La tabella qui sotto mostra quanti post sono stati registrati su ogni piattaforma e quanti di questi sono stati cancellati, quanti account rimossi e una percentuali delle azioni intraprese dalle piattaforme.
Cosa manca
I ricercatori del Centro per la lotta all’odio digitale suggeriscono, a corredo del report, quali possano essere le misure necessarie e i poteri da assumere da parte delle società per far sì che la catena di discriminazione e violenza islamofobica si interrompa. “La nostra esperienza come organizzazione – sostengono nel comunicato – suggerisce che a livello globale mancano tre cose nelle autorità esistenti:
1) Il potere di imporre la trasparenza sugli algoritmi (che selezionano quali contenuti vengono amplificati e quali no); l’applicazione di standard comunitari (quali regole vengono applicate e come e quando); e l’economia (dove, quando, da chi, e usando quali dati, la pubblicità, che costituisce la maggior parte delle entrate per le piattaforme di social media, viene piazzata).
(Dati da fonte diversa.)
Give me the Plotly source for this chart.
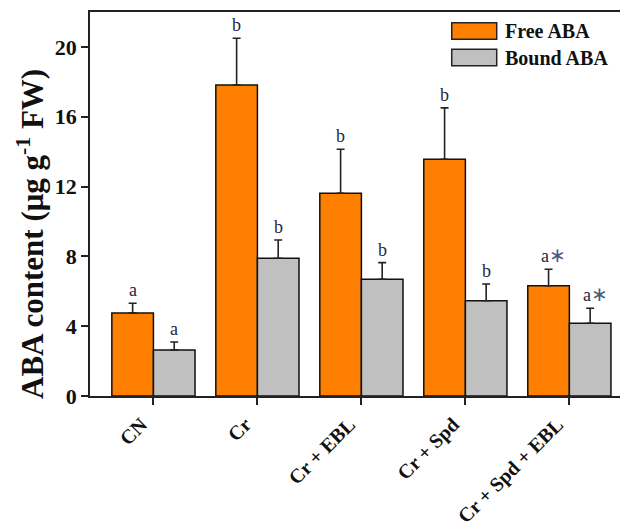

2) Il potere di ritenere le piattaforme di social media responsabili a livello individuale, comunitario e nazionale per l’impatto dei contenuti che monetizzano
3) Il potere di ritenere responsabili i dirigenti dei social media per la loro condotta come amministratori di piattaforme che hanno un enorme peso nel dibattito pubblico, non solo in termini di moderazione dei contenuti, ma anche di amplificazione di questi, in termini di design istituzionale e di esperienza dell’utente, e in termini di equità nell’esperienza che fanno le persone delle comunità marginalizzate.
Le conseguenze
Qual è l’impatto dell’inazione? Quando le aziende dei social non agiscono sui contenuti di odio e violenti che appaiono sulle piattaforme, sono consapevoli che questo comporta una significativa minaccia nella realtà offline. L’odio anti-musulmano cerca di disumanizzare ed emarginare comunità di persone storicamente oggetto di minacce violente, attacchi, discriminazione e ostilità. Permettere a questi contenuti di essere promossi e condivisi sui social network, senza interventi e azioni repressive efficaci, mette ulteriormente in pericolo questa comunità determinando divisioni sociali, normalizzando comportamenti scorretti e incoraggiando attacchi e soprusi offline. “Peggio ancora – sostiene la CEO di CCDH Imran Ahmed – le piattaforme traggono profitto da questo odio, monetizzando allegramente sui contenuti, le interazioni, l’attenzione e le visualizzazioni che ne derivano. Per loro, l’odio è un buon affare”.
“Se posso, parlo a titolo personale per un momento – scrive Ahmed nella nota -. Mia madre è musulmana. È una donna buona, lavoratrice, gentile e amorevole. Merita di più da coloro che hanno il potere di proteggerla dagli attacchi amplificati dei teorici della cospirazione e dei subdoli e capaci mercanti d’odio. Eppure non riescono a fare la loro parte. Io non riesco dormire quando vedo l’ingiustizia, mi fa venire voglia di agire. Per questo, per quanto mi riguarda, non capisco come i miliardari che possiedono queste piattaforme possano dormire la notte quando sanno che potrebbero fare molto, molto di più“, conclude.